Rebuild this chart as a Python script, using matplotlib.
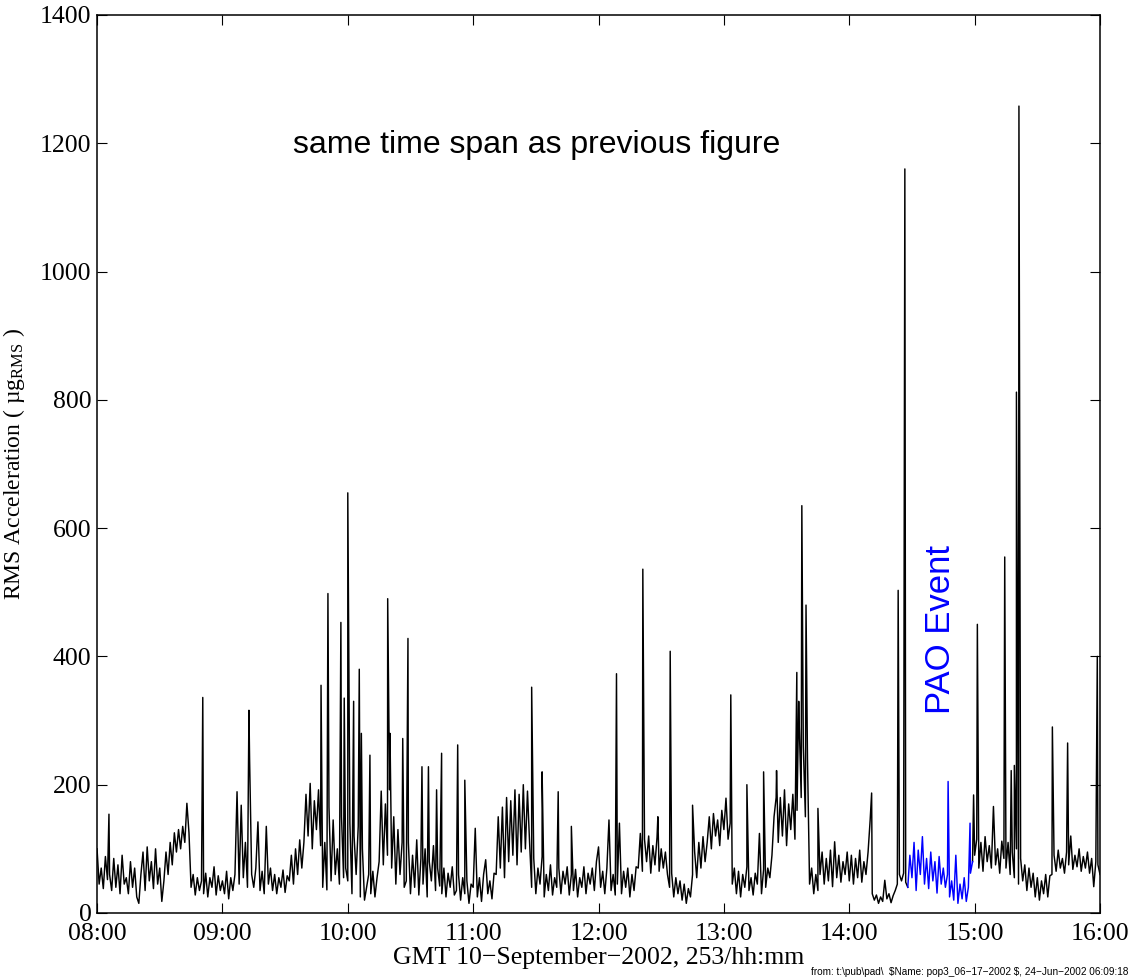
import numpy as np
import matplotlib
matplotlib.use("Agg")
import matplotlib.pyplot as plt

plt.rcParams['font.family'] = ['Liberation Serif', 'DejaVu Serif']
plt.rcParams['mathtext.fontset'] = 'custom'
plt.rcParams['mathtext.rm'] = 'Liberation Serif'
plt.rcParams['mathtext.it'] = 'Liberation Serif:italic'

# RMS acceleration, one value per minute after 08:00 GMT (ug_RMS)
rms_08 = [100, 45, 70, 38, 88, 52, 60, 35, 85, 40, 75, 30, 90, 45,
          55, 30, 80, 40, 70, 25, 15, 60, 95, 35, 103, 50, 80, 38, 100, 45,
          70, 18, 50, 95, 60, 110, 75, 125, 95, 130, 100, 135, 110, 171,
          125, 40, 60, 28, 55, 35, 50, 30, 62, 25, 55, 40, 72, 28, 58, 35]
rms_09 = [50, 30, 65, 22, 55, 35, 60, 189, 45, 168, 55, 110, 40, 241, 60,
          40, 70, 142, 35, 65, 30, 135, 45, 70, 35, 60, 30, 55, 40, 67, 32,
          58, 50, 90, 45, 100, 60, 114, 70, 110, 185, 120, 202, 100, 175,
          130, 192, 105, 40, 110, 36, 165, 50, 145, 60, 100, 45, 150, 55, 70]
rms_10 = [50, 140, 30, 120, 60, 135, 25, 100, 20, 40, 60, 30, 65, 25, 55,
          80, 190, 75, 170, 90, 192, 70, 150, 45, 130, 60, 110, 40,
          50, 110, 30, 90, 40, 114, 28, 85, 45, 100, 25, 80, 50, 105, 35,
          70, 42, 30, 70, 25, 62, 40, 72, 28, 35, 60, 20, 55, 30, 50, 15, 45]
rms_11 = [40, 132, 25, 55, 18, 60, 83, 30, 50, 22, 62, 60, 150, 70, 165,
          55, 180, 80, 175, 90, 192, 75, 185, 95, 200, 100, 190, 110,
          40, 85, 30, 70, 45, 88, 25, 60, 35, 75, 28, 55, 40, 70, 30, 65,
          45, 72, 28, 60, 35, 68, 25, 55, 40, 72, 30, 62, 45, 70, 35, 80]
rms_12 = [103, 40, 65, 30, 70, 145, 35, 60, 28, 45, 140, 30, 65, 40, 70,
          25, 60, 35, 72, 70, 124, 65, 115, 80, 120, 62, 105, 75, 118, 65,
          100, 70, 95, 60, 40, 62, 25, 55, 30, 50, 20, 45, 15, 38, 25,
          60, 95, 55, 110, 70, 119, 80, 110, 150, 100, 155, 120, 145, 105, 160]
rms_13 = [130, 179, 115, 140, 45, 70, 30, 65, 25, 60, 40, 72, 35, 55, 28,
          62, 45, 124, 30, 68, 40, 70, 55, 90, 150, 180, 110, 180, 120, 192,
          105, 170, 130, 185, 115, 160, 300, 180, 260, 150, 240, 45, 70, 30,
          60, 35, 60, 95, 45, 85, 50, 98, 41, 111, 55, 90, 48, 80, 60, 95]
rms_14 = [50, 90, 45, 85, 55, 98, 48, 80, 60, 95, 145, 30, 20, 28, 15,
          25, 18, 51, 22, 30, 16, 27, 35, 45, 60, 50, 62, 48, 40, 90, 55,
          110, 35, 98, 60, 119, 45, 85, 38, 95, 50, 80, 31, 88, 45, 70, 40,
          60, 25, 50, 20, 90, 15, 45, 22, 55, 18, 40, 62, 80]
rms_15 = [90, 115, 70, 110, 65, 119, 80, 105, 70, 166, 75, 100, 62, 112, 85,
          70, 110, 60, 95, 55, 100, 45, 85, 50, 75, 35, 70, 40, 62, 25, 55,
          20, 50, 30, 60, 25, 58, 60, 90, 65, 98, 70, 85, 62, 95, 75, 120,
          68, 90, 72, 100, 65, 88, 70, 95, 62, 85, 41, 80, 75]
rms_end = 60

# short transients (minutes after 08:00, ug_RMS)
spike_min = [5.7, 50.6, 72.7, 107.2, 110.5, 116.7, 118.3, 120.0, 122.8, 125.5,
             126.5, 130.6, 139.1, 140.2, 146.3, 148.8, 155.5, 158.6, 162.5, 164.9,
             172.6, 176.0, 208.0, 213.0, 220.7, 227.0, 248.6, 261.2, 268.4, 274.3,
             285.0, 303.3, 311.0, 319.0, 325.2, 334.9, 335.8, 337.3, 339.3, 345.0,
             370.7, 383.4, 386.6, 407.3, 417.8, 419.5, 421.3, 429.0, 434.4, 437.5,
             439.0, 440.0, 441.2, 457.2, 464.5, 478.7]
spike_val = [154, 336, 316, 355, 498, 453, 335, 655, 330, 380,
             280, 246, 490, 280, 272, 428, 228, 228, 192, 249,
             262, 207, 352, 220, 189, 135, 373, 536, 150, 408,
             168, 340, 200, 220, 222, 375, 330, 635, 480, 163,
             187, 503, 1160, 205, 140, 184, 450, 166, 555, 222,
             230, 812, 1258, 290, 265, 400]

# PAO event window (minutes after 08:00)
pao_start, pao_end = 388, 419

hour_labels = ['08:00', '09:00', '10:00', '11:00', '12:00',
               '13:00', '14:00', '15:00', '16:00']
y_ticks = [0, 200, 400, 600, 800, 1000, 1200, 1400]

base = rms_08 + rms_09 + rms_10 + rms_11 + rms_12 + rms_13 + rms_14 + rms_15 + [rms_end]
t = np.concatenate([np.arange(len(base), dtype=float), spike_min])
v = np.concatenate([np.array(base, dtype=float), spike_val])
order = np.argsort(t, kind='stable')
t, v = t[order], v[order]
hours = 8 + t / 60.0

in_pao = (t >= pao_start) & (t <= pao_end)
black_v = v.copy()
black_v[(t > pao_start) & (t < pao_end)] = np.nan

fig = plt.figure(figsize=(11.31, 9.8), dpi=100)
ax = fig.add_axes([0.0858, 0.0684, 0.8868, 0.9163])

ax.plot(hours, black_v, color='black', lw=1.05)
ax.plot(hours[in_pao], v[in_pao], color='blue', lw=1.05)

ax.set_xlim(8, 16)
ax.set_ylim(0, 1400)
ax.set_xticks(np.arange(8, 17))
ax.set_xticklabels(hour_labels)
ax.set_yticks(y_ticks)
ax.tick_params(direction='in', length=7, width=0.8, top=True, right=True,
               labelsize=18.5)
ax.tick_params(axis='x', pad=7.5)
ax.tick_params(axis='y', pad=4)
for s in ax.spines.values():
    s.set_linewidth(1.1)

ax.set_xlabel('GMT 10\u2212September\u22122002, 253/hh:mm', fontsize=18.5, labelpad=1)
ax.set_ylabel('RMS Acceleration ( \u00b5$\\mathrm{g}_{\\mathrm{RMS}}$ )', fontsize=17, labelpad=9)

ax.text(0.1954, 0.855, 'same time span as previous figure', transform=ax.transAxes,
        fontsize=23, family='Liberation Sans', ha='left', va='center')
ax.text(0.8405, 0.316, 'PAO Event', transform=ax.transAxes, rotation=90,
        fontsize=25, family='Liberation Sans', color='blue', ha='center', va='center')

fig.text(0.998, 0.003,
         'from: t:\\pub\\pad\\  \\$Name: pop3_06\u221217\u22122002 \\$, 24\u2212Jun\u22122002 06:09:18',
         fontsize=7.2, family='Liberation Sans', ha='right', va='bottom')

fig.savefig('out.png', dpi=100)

+++++

**Stated problem**
Skip every picture and transcribe the data above exactly.

**Solved exercise**
Rebuild this chart as a Python script, using matplotlib.
import numpy as np
import matplotlib
matplotlib.use("Agg")
import matplotlib.pyplot as plt

plt.rcParams['font.family'] = ['Liberation Serif', 'DejaVu Serif']
plt.rcParams['mathtext.fontset'] = 'custom'
plt.rcParams['mathtext.rm'] = 'Liberation Serif'
plt.rcParams['mathtext.it'] = 'Liberation Serif:italic'

# RMS acceleration, one value per minute after 08:00 GMT (ug_RMS)
rms_08 = [100, 45, 70, 38, 88, 52, 60, 35, 85, 40, 75, 30, 90, 45,
          55, 30, 80, 40, 70, 25, 15, 60, 95, 35, 103, 50, 80, 38, 100, 45,
          70, 18, 50, 95, 60, 110, 75, 125, 95, 130, 100, 135, 110, 171,
          125, 40, 60, 28, 55, 35, 50, 30, 62, 25, 55, 40, 72, 28, 58, 35]
rms_09 = [50, 30, 65, 22, 55, 35, 60, 189, 45, 168, 55, 110, 40, 241, 60,
          40, 70, 142, 35, 65, 30, 135, 45, 70, 35, 60, 30, 55, 40, 67, 32,
          58, 50, 90, 45, 100, 60, 114, 70, 110, 185, 120, 202, 100, 175,
          130, 192, 105, 40, 110, 36, 165, 50, 145, 60, 100, 45, 150, 55, 70]
rms_10 = [50, 140, 30, 120, 60, 135, 25, 100, 20, 40, 60, 30, 65, 25, 55,
          80, 190, 75, 170, 90, 192, 70, 150, 45, 130, 60, 110, 40,
          50, 110, 30, 90, 40, 114, 28, 85, 45, 100, 25, 80, 50, 105, 35,
          70, 42, 30, 70, 25, 62, 40, 72, 28, 35, 60, 20, 55, 30, 50, 15, 45]
rms_11 = [40, 132, 25, 55, 18, 60, 83, 30, 50, 22, 62, 60, 150, 70, 165,
          55, 180, 80, 175, 90, 192, 75, 185, 95, 200, 100, 190, 110,
          40, 85, 30, 70, 45, 88, 25, 60, 35, 75, 28, 55, 40, 70, 30, 65,
          45, 72, 28, 60, 35, 68, 25, 55, 40, 72, 30, 62, 45, 70, 35, 80]
rms_12 = [103, 40, 65, 30, 70, 145, 35, 60, 28, 45, 140, 30, 65, 40, 70,
          25, 60, 35, 72, 70, 124, 65, 115, 80, 120, 62, 105, 75, 118, 65,
          100, 70, 95, 60, 40, 62, 25, 55, 30, 50, 20, 45, 15, 38, 25,
          60, 95, 55, 110, 70, 119, 80, 110, 150, 100, 155, 120, 145, 105, 160]
rms_13 = [130, 179, 115, 140, 45, 70, 30, 65, 25, 60, 40, 72, 35, 55, 28,
          62, 45, 124, 30, 68, 40, 70, 55, 90, 150, 180, 110, 180, 120, 192,
          105, 170, 130, 185, 115, 160, 300, 180, 260, 150, 240, 45, 70, 30,
          60, 35, 60, 95, 45, 85, 50, 98, 41, 111, 55, 90, 48, 80, 60, 95]
rms_14 = [50, 90, 45, 85, 55, 98, 48, 80, 60, 95, 145, 30, 20, 28, 15,
          25, 18, 51, 22, 30, 16, 27, 35, 45, 60, 50, 62, 48, 40, 90, 55,
          110, 35, 98, 60, 119, 45, 85, 38, 95, 50, 80, 31, 88, 45, 70, 40,
          60, 25, 50, 20, 90, 15, 45, 22, 55, 18, 40, 62, 80]
rms_15 = [90, 115, 70, 110, 65, 119, 80, 105, 70, 166, 75, 100, 62, 112, 85,
          70, 110, 60, 95, 55, 100, 45, 85, 50, 75, 35, 70, 40, 62, 25, 55,
          20, 50, 30, 60, 25, 58, 60, 90, 65, 98, 70, 85, 62, 95, 75, 120,
          68, 90, 72, 100, 65, 88, 70, 95, 62, 85, 41, 80, 75]
rms_end = 60

# short transients (minutes after 08:00, ug_RMS)
spike_min = [5.7, 50.6, 72.7, 107.2, 110.5, 116.7, 118.3, 120.0, 122.8, 125.5,
             126.5, 130.6, 139.1, 140.2, 146.3, 148.8, 155.5, 158.6, 162.5, 164.9,
             172.6, 176.0, 208.0, 213.0, 220.7, 227.0, 248.6, 261.2, 268.4, 274.3,
             285.0, 303.3, 311.0, 319.0, 325.2, 334.9, 335.8, 337.3, 339.3, 345.0,
             370.7, 383.4, 386.6, 407.3, 417.8, 419.5, 421.3, 429.0, 434.4, 437.5,
             439.0, 440.0, 441.2, 457.2, 464.5, 478.7]
spike_val = [154, 336, 316, 355, 498, 453, 335, 655, 330, 380,
             280, 246, 490, 280, 272, 428, 228, 228, 192, 249,
             262, 207, 352, 220, 189, 135, 373, 536, 150, 408,
             168, 340, 200, 220, 222, 375, 330, 635, 480, 163,
             187, 503, 1160, 205, 140, 184, 450, 166, 555, 222,
             230, 812, 1258, 290, 265, 400]

# PAO event window (minutes after 08:00)
pao_start, pao_end = 388, 419

hour_labels = ['08:00', '09:00', '10:00', '11:00', '12:00',
               '13:00', '14:00', '15:00', '16:00']
y_ticks = [0, 200, 400, 600, 800, 1000, 1200, 1400]

base = rms_08 + rms_09 + rms_10 + rms_11 + rms_12 + rms_13 + rms_14 + rms_15 + [rms_end]
t = np.concatenate([np.arange(len(base), dtype=float), spike_min])
v = np.concatenate([np.array(base, dtype=float), spike_val])
order = np.argsort(t, kind='stable')
t, v = t[order], v[order]
hours = 8 + t / 60.0

in_pao = (t >= pao_start) & (t <= pao_end)
black_v = v.copy()
black_v[(t > pao_start) & (t < pao_end)] = np.nan

fig = plt.figure(figsize=(11.31, 9.8), dpi=100)
ax = fig.add_axes([0.0858, 0.0684, 0.8868, 0.9163])

ax.plot(hours, black_v, color='black', lw=1.05)
ax.plot(hours[in_pao], v[in_pao], color='blue', lw=1.05)

ax.set_xlim(8, 16)
ax.set_ylim(0, 1400)
ax.set_xticks(np.arange(8, 17))
ax.set_xticklabels(hour_labels)
ax.set_yticks(y_ticks)
ax.tick_params(direction='in', length=7, width=0.8, top=True, right=True,
               labelsize=18.5)
ax.tick_params(axis='x', pad=7.5)
ax.tick_params(axis='y', pad=4)
for s in ax.spines.values():
    s.set_linewidth(1.1)

ax.set_xlabel('GMT 10\u2212September\u22122002, 253/hh:mm', fontsize=18.5, labelpad=1)
ax.set_ylabel('RMS Acceleration ( \u00b5$\\mathrm{g}_{\\mathrm{RMS}}$ )', fontsize=17, labelpad=9)

ax.text(0.1954, 0.855, 'same time span as previous figure', transform=ax.transAxes,
        fontsize=23, family='Liberation Sans', ha='left', va='center')
ax.text(0.8405, 0.316, 'PAO Event', transform=ax.transAxes, rotation=90,
        fontsize=25, family='Liberation Sans', color='blue', ha='center', va='center')

fig.text(0.998, 0.003,
         'from: t:\\pub\\pad\\  \\$Name: pop3_06\u221217\u22122002 \\$, 24\u2212Jun\u22122002 06:09:18',
         fontsize=7.2, family='Liberation Sans', ha='right', va='bottom')

fig.savefig('out.png', dpi=100)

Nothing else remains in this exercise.